If you are doing linear stuff, and working with big data, I don’t see why Julia would be faster than R and python. For that sort of stuff, python and R uses heavily optimized packages implemented in C, and have a great deal more support than Julia for too big for memory operations/etc. Julia’s DataFrames are perfectly fine for what they do, but querying them/etc. is frequently much slower than R. None of these are fundamental issues with Julia, it is just that the investment into julia’s DataFrames is infinitesimal compared to the investment into R or Pandas. Furthermore, since they all end up using compiled C code in the background for that sort of thing, you shouldn’t expect much performance difference for those tasks.
Not to mention that Pandas and dplyr are better in the near future for a data manipulation pipeline. And while https://github.com/jmboehm/RegressionTables.jl is great, the specialized microeconometric packages in R (or stata) give you the exact sorts of tables and output that journals for heavily empirical microeconometric research would expect.
Of course, that all depends on whether all you are doing is a bunch of (linear) microeconometrics, or whether that is a small part of a bigger project where Julia’s benefits would start to shine (e.g. structural estimation, anything nonlinear, differential equations, dynamic programming, anything where you write an algorithm, etc.).
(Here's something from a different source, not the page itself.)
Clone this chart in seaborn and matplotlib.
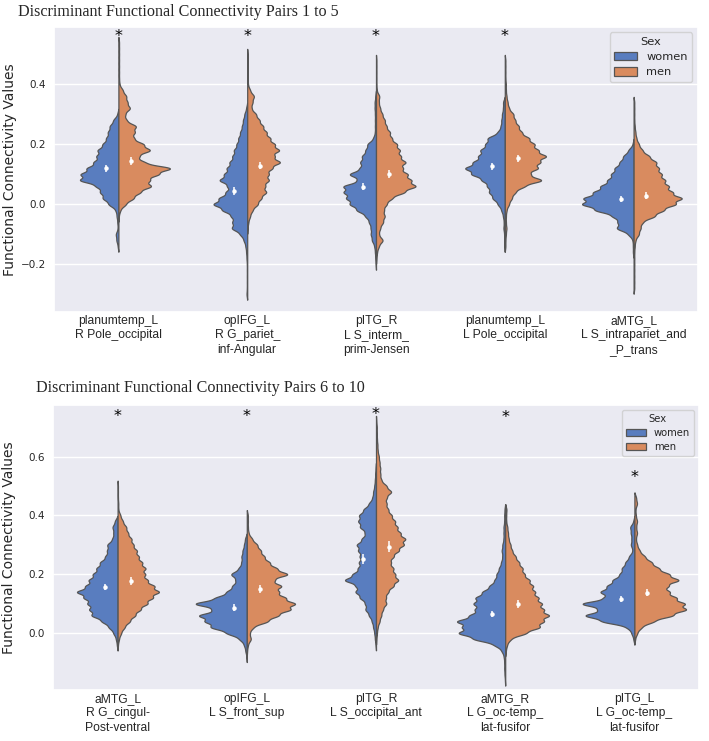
import numpy as np
import pandas as pd
import matplotlib
matplotlib.use("Agg")
import matplotlib.pyplot as plt
import seaborn as sns

# ---------------- data ----------------
SEX = ["women", "men"]
PALETTE = ["#4878D0", "#EE854A"]

TOP_PAIRS = ["planumtemp_L\nR Pole_occipital", "opIFG_L\nR G_pariet_\ninf-Angular",
             "pITG_R\nL S_interm_\nprim-Jensen", "planumtemp_L\nL Pole_occipital",
             "aMTG_L\nL S_intrapariet_and\n_P_trans"]
BOT_PAIRS = ["aMTG_L\nR G_cingul-\nPost-ventral", "opIFG_L\nL S_front_sup",
             "pITG_R\nL S_occipital_ant", "aMTG_R\nL G_oc-temp_\nlat-fusifor",
             "pITG_L\nL G_oc-temp_\nlat-fusifor"]

# value levels (bin centres) and the relative frequency at each level,
# read from the violin widths
TOP_LEVELS = [0.56, 0.54, 0.52, 0.50, 0.48, 0.46, 0.44, 0.42, 0.40, 0.38,
              0.36, 0.34, 0.32, 0.30, 0.28, 0.26, 0.24, 0.22, 0.20, 0.18,
              0.16, 0.14, 0.12, 0.10, 0.08, 0.06, 0.04, 0.02, 0.00, -0.02,
              -0.04, -0.06, -0.08, -0.10, -0.12, -0.14, -0.16, -0.18, -0.20, -0.22,
              -0.24, -0.26, -0.28, -0.30, -0.32]
TOP_WOMEN = [
    [0,0,0,0,0, 0,0,0,0,0, 0,0,0,3,15, 25,30,35,45,60, 62,70,90,108,112, 62,52,45,28,8, 5,3,2,8,6, 2,0,0,0,0, 0,0,0,0,0],
    [0,0,0,0,0, 0,0,0,0,0, 0,0,3,8,12, 15,20,25,30,38, 42,50,58,65,80, 55,60,80,98,70, 45,42,45,20,10, 5,3,2,1,1, 1,1,1,2,0],
    [0,0,0,0,0, 0,0,0,0,0, 2,4,4,3,3, 3,3,8,25,30, 40,45,45,78,50, 95,92,85,75,55, 30,20,15,15,12, 5,3,2,1,0, 0,0,0,0,0],
    [0,0,0,0,0, 0,0,0,0,0, 0,5,5,8,10, 12,20,50,55,70, 75,90,115,95,65, 50,45,35,20,10, 5,3,4,2,1, 1,0,0,0,0, 0,0,0,0,0],
    [0,0,0,0,0, 0,0,0,0,0, 0,0,0,0,0, 0,0,0,3,15, 30,40,55,65,75, 95,115,145,150,110, 60,45,50,15,3, 2,2,0,0,0, 0,0,0,0,0],
]
TOP_MEN = [
    [0,2,2,2,2, 2,2,2,3,12, 22,25,33,18,22, 50,45,42,70,90, 55,70,150,110,85, 92,60,42,20,5, 1,0,0,0,0, 0,0,0,0,0, 0,0,0,0,0],
    [0,0,0,1,1, 1,1,1,2,8, 20,15,12,25,35, 45,55,65,78,92, 75,95,70,60,62, 50,55,40,30,15, 8,3,1,0,0, 0,0,0,0,0, 0,0,0,0,0],
    [0,0,0,0,1, 1,1,1,1,2, 10,8,12,18,25, 30,40,45,60,68, 70,85,75,90,100, 115,80,45,30,22, 25,20,12,8,20, 8,3,1,0,0, 0,0,0,0,0],
    [0,0,0,0,2, 2,2,2,3,3, 5,8,12,25,30, 40,48,70,85,95, 120,100,95,70,110, 55,30,20,12,5, 3,3,5,3,2, 2,0,0,0,0, 0,0,0,0,0],
    [0,0,0,0,0, 0,0,0,0,0, 0,2,2,2,2, 3,5,8,15,25, 45,65,72,80,90, 100,110,140,120,85, 60,25,20,15,5, 3,2,2,2,2, 2,2,2,0,0],
]

BOT_LEVELS = [0.72, 0.70, 0.68, 0.66, 0.64, 0.62, 0.60, 0.58, 0.56, 0.54,
              0.52, 0.50, 0.48, 0.46, 0.44, 0.42, 0.40, 0.38, 0.36, 0.34,
              0.32, 0.30, 0.28, 0.26, 0.24, 0.22, 0.20, 0.18, 0.16, 0.14,
              0.12, 0.10, 0.08, 0.06, 0.04, 0.02, 0.00, -0.02, -0.04, -0.06,
              -0.08, -0.10, -0.12, -0.14, -0.16]
BOT_WOMEN = [
    [0,0,0,0,0, 0,0,0,0,0, 0,0,0,0,0, 0,0,8,15,12, 15,30,30,35,50, 60,70,82,90,118, 95,85,80,75,45, 25,12,5,2,0, 0,0,0,0,0],
    [0,0,0,0,0, 0,0,0,0,0, 0,0,0,0,0, 0,0,0,0,0, 5,8,12,15,15, 22,45,30,40,55, 85,148,90,135,115, 100,55,20,8,4, 1,0,0,0,0],
    [0,0,0,0,0, 0,0,0,1,2, 3,5,8,10,20, 35,48,50,45,30, 40,55,50,45,48, 50,65,90,55,58, 45,30,30,20,12, 8,5,3,1,0, 0,0,0,0,0],
    [0,0,0,0,0, 0,0,0,0,0, 0,0,0,0,0, 2,3,3,5,5, 5,8,10,8,12, 18,25,30,45,65, 85,90,85,100,140, 120,135,90,30,10, 4,3,3,2,1],
    [0,0,0,0,0, 0,0,0,0,0, 0,0,0,0,0, 0,0,3,12,10, 8,10,5,15,25, 35,40,60,75,95, 80,150,95,140,90, 20,8,3,0,0, 0,0,0,0,0],
]
BOT_MEN = [
    [0,0,0,0,0, 0,0,0,0,0, 0,1,1,1,2, 2,8,15,25,30, 40,45,55,60,70, 80,78,85,105,120, 100,85,65,50,35, 20,10,4,1,0, 0,0,0,0,0],
    [0,0,0,0,0, 0,0,0,0,0, 0,0,0,0,0, 0,3,3,3,5, 15,30,40,50,65, 85,120,75,100,90, 110,140,125,90,60, 18,8,12,3,1, 0,0,0,0,0],
    [1,2,2,3,4, 5,8,10,12,12, 15,30,45,30,30, 35,45,55,62,70, 85,80,65,50,42, 50,55,65,50,35, 28,30,20,15,10, 5,3,1,0,0, 0,0,0,0,0],
    [0,0,0,0,0, 0,0,0,0,0, 0,0,0,0,0, 4,3,3,6,8, 10,15,20,30,40, 50,55,70,80,85, 95,105,110,127,110, 100,60,15,5,2, 0,0,0,0,0],
    [0,0,0,0,0, 0,0,0,0,0, 0,0,0,5,8, 3,4,8,5,8, 4,8,15,30,50, 70,100,130,95,100, 120,145,150,110,55, 20,8,2,0,0, 0,0,0,0,0],
]

# group means and their confidence half-widths
TOP_MEAN_W = [0.120, 0.044, 0.059, 0.126, 0.018]
TOP_MEAN_M = [0.144, 0.129, 0.101, 0.153, 0.029]
TOP_CI_W = [0.012, 0.012, 0.012, 0.011, 0.010]
TOP_CI_M = [0.012, 0.013, 0.012, 0.012, 0.011]
BOT_MEAN_W = [0.156, 0.087, 0.253, 0.065, 0.116]
BOT_MEAN_M = [0.178, 0.149, 0.294, 0.100, 0.138]
BOT_CI_W = [0.011, 0.011, 0.017, 0.011, 0.011]
BOT_CI_M = [0.013, 0.013, 0.018, 0.013, 0.013]

# significance stars (y position in data units; None = no star)
TOP_STARS = [0.560, 0.560, 0.560, 0.560, None]
BOT_STARS = [0.735, 0.735, 0.742, 0.732, 0.528]

TITLES = ["Discriminant Functional Connectivity Pairs 1 to 5",
          "Discriminant Functional Connectivity Pairs 6 to 10"]
YLABEL = "Functional Connectivity Values"

# ---------------- styling ----------------
sns.set_theme(style="darkgrid")
plt.rcParams["font.family"] = ["DejaVu Sans"]

BW = 0.009  # kernel bandwidth in data units
REPL = 20   # sample replication per unit of peak frequency


def bw_rule(kde):
    return BW / np.std(kde.dataset, ddof=1)


fig = plt.figure(figsize=(7.09, 7.41), dpi=100)
ax_top = fig.add_axes([54 / 709, 1 - 312 / 741, 644 / 709, (312 - 26.7) / 741])
ax_bot = fig.add_axes([53 / 709, 1 - 690 / 741, 646 / 709, (690 - 405) / 741])


def draw(ax, pairs, levels, women, men, mw, mm, cw, cm, stars, ylim, yticks,
         legend_fs, legend_sp):
    frames = []
    for i, p in enumerate(pairs):
        for sex, counts in (("women", women[i]), ("men", men[i])):
            c = np.array(counts, dtype=float)
            # sample size proportional to the peak frequency, so that the
            # 'count' normalisation keeps widths proportional to frequencies
            reps = np.rint(c * REPL * c.max() / c.sum()).astype(int)
            vals = np.repeat(np.array(levels), reps)
            frames.append(pd.DataFrame({"pair": p, "Sex": sex, "value": vals}))
    df = pd.concat(frames, ignore_index=True)
    sns.violinplot(data=df, x="pair", y="value", hue="Sex", order=pairs,
                   hue_order=SEX, palette=PALETTE, split=True, inner=None,
                   density_norm="count", common_norm=True, bw_method=bw_rule,
                   cut=2, gridsize=500, linewidth=0.9, linecolor="#555555",
                   width=0.8, ax=ax)
    xs = np.arange(len(pairs))
    ax.errorbar(xs - 0.1, mw, yerr=cw, fmt="o", color="white", ms=2.2,
                elinewidth=1.1, capsize=0, zorder=6)
    ax.errorbar(xs + 0.1, mm, yerr=cm, fmt="o", color="white", ms=2.2,
                elinewidth=1.1, capsize=0, zorder=6)
    for x, s in zip(xs, stars):
        if s is not None:
            ax.text(x, s, "*", ha="center", va="center", fontsize=11.5,
                    color="black")
    ax.set_xlim(-0.5, len(pairs) - 0.5)
    ax.set_ylim(*ylim)
    ax.set_yticks(yticks)
    ax.set_yticklabels([f"{t:.1f}".replace("-", "\u2212") for t in yticks],
                       fontsize=7.5)
    ax.set_xlabel("")
    ax.set_ylabel(YLABEL, fontsize=10)
    ax.set_xticks(xs)
    ax.set_xticklabels(pairs, fontsize=8.7, family="Liberation Sans",
                       linespacing=1.28)
    ax.tick_params(axis="x", length=0, pad=2)
    ax.tick_params(axis="y", length=0, pad=6)
    sns.move_legend(ax, "upper right", title="Sex", fontsize=legend_fs,
                    title_fontsize=legend_fs, labelspacing=legend_sp,
                    handleheight=0.75)


draw(ax_top, TOP_PAIRS, TOP_LEVELS, TOP_WOMEN, TOP_MEN, TOP_MEAN_W, TOP_MEAN_M,
     TOP_CI_W, TOP_CI_M, TOP_STARS, (-0.359, 0.592), [-0.2, 0.0, 0.2, 0.4],
     8.2, 0.45)
draw(ax_bot, BOT_PAIRS, BOT_LEVELS, BOT_WOMEN, BOT_MEN, BOT_MEAN_W, BOT_MEAN_M,
     BOT_CI_W, BOT_CI_M, BOT_STARS, (-0.193, 0.775), [0.0, 0.2, 0.4, 0.6],
     7.2, 0.4)

ax_top.yaxis.set_label_coords(-0.058, 0.5)
ax_bot.yaxis.set_label_coords(-0.058, 0.5)

fig.text(18 / 709, 1 - 12 / 741, TITLES[0], family="Liberation Serif",
         fontsize=11.6, ha="left", va="center")
fig.text(36 / 709, 1 - 388 / 741, TITLES[1], family="Liberation Serif",
         fontsize=11.6, ha="left", va="center")

fig.savefig("out.png", dpi=100)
Sure. But (linear) microeconometrics isn’t really learning a language, it is about learning a bunch of packages and enough glue to hold them together. If you are running a bunch of regressions from packages people have already written, and manipulating/cleaning data, there is no reason you need a “serious” programming language.
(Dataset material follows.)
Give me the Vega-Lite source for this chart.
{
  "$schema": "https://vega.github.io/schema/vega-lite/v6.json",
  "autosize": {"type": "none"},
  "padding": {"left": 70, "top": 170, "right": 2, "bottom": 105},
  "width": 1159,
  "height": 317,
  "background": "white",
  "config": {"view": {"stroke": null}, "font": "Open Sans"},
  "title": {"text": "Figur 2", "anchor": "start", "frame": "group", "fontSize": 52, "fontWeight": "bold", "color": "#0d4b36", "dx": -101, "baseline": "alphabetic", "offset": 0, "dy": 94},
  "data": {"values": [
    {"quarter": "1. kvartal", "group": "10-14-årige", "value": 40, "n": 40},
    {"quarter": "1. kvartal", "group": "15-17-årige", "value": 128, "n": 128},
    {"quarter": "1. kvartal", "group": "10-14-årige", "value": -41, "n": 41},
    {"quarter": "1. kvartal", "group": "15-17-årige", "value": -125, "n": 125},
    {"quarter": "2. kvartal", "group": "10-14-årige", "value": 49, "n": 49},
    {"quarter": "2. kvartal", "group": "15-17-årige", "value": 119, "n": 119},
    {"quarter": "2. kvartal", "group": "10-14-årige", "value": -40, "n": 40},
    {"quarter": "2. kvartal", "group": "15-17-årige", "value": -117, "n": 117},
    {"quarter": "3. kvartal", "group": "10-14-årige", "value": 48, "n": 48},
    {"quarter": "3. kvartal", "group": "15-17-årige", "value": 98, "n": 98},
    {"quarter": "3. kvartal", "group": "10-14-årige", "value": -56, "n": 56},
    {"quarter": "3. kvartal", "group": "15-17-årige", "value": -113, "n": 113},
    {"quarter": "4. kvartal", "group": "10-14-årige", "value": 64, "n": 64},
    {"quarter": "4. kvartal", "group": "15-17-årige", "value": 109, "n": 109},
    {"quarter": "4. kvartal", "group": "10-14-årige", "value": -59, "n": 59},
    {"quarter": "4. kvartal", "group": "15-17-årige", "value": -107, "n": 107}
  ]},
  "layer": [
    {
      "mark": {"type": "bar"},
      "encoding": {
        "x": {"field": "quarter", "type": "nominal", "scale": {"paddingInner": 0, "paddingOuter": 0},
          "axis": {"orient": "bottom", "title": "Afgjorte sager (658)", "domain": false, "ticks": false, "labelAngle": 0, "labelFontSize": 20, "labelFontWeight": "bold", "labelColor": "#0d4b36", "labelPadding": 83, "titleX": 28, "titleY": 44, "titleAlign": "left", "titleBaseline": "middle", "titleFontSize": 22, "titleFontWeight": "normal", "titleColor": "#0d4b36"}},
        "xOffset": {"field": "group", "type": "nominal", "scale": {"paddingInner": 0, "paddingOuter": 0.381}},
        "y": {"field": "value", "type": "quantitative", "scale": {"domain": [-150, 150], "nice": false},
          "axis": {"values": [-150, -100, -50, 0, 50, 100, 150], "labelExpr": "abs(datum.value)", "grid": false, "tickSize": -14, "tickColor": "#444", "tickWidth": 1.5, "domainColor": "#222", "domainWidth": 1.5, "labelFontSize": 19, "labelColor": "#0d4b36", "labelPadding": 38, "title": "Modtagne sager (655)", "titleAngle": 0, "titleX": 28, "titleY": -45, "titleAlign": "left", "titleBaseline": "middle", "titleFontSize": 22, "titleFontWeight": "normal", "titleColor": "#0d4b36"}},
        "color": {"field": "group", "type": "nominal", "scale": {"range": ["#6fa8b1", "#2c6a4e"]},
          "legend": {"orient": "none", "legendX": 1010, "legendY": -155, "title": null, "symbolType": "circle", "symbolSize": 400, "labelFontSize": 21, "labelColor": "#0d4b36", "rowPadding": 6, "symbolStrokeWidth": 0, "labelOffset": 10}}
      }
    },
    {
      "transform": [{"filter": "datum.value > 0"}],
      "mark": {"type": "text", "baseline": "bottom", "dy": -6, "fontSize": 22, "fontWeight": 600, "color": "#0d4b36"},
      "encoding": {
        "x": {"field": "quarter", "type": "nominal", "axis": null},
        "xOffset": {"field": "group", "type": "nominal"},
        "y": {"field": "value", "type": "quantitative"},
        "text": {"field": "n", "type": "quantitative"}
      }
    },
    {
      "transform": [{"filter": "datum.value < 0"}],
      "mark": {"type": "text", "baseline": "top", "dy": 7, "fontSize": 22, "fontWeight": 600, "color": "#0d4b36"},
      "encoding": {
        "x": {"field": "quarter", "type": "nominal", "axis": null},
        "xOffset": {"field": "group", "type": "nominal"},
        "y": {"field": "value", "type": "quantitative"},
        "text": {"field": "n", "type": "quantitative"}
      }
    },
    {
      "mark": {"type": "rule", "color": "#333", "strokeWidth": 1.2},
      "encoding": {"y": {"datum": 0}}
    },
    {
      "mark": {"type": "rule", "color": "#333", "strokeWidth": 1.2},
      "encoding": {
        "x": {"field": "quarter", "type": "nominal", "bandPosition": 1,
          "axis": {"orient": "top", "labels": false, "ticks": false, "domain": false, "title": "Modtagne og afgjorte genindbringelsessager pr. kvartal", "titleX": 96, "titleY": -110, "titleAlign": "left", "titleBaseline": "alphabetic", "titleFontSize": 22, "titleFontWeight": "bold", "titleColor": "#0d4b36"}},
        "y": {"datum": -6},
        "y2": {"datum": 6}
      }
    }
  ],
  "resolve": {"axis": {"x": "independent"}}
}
I think the main issue with the two language problem is about writing algorithms where things are just too slow with higher level languages, so you ended up writing lower-level kernels in C/Fortran. If you are doing linear microeconometrics, then people have already done that work for you and you are basically just stitching together packages.
Hopefully in the long run, and I sympathize with all of your reasons to want to double-down on one language… I would love to use fewer languages. But once you know 2 it is pretty easy to pickup a 3rd (especially if you don’t intend to write algorithms in it!).
Julia is great at many things, but for now I feel there are plenty of places where you are better off using the more specialized tools that have the best packages (R if you are doing heavy econometrics/statistics, python if you are doing webscraping/neural networks/glue code, Julia for anything nonlinear or where you actually write your own algorithms, Stan for bayesian stuff that fits into its framework, dynare for DSGE stuff, etc.)
But, as I said, just take that as one opinion. But the reason I feel the need to state it is that there are a limited number of people and researcher time that can be put towards investing in Julia packages. Any time spent on reproducing things that R or Python already does very well, is maintenance and development resources that may be taken away from things where Julia is the state-of-the-art.